A few weeks later, Karin was sworn in with over 100 other immigrants at the federal courthouse in downtown D.C. It was a joyous occasion filled with great emotion for everyone in the room. More than 50 countries were represented, and I felt proud to be an American. Not only were people celebrating their new status as American citizens, they had overcome the most forbidding and intransigent bureaucracy in the United States. Those new Americans had demonstrated extraordinary patience, ingenuity, and perseverance.

In reflecting on the entire experience, there are several administrative reforms needed as our country embarks on a new round of immigration reform. The immigration agency should update its processes for the 21st century. The current paper-based approach is costly, inefficient, unresponsive, and prone to major breakdowns. No company in American operates its business this way.

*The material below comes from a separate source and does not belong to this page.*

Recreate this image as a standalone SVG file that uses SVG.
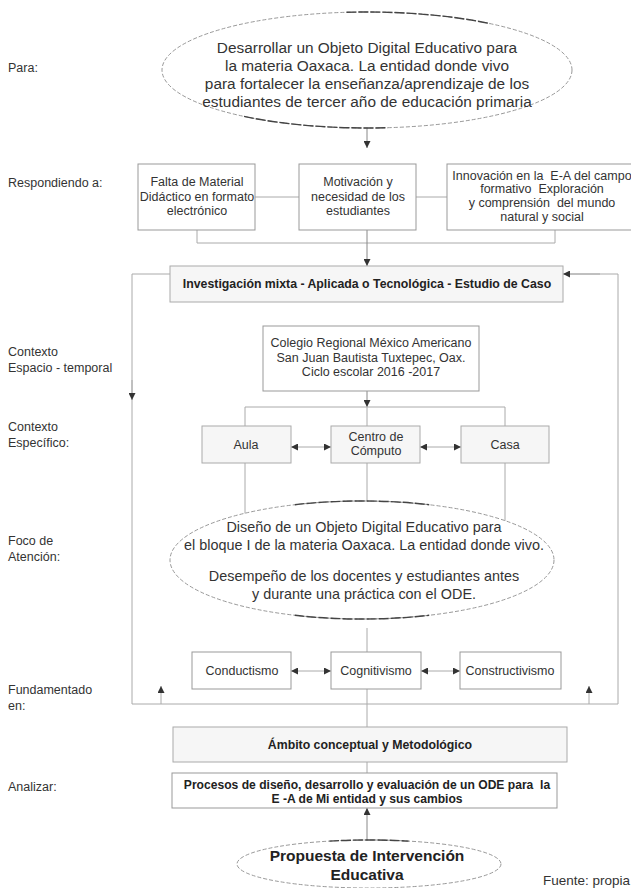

The agency needs appropriations help from the federal government. Immigration officials already are swamped with millions of new applications and backlogged cases. Beyond individual inefficiency and screw-ups in our particular cases, there is a structural problem that makes the agency highly inefficient and unpleasant for all involved, applicants and employees. It should not fund its operations solely on user fees. Immigration is a legitimate part of government and should be funded as such.

Americans should realize that even during a time of high national unemployment, we have unmet economic needs in low and high skill industries. Information technology companies have more job openings than the current supply of American workers with appropriate math and computer skills. Farmers need help harvesting fruits and vegetables. Hotels and restaurants have difficulty filling current employment needs. We need immigrants to do the jobs Americans don't want or aren't trained for.

We should resurrect the view from long ago that immigrants help America. At the ceremony, I recalled why I had put a picture of famed physicist Albert Einstein on my immigration book cover. I wanted to remind readers that immigrants have made valuable contributions to U.S. commerce, entertainment, cuisine, and innovation. Half of the Silicon Valley companies founded in the last decade had an immigrant founder or co-founder. What if Google were based in Russia, eBay were in France, Yahoo were in Taiwan, and Intel were in Hungary? The American economy would look a whole lot weaker if Sergey Brin, Pierre Omidyar, Jerry Wang, and Andrew Grove had developed their transformative ideas in their home countries and not come to America.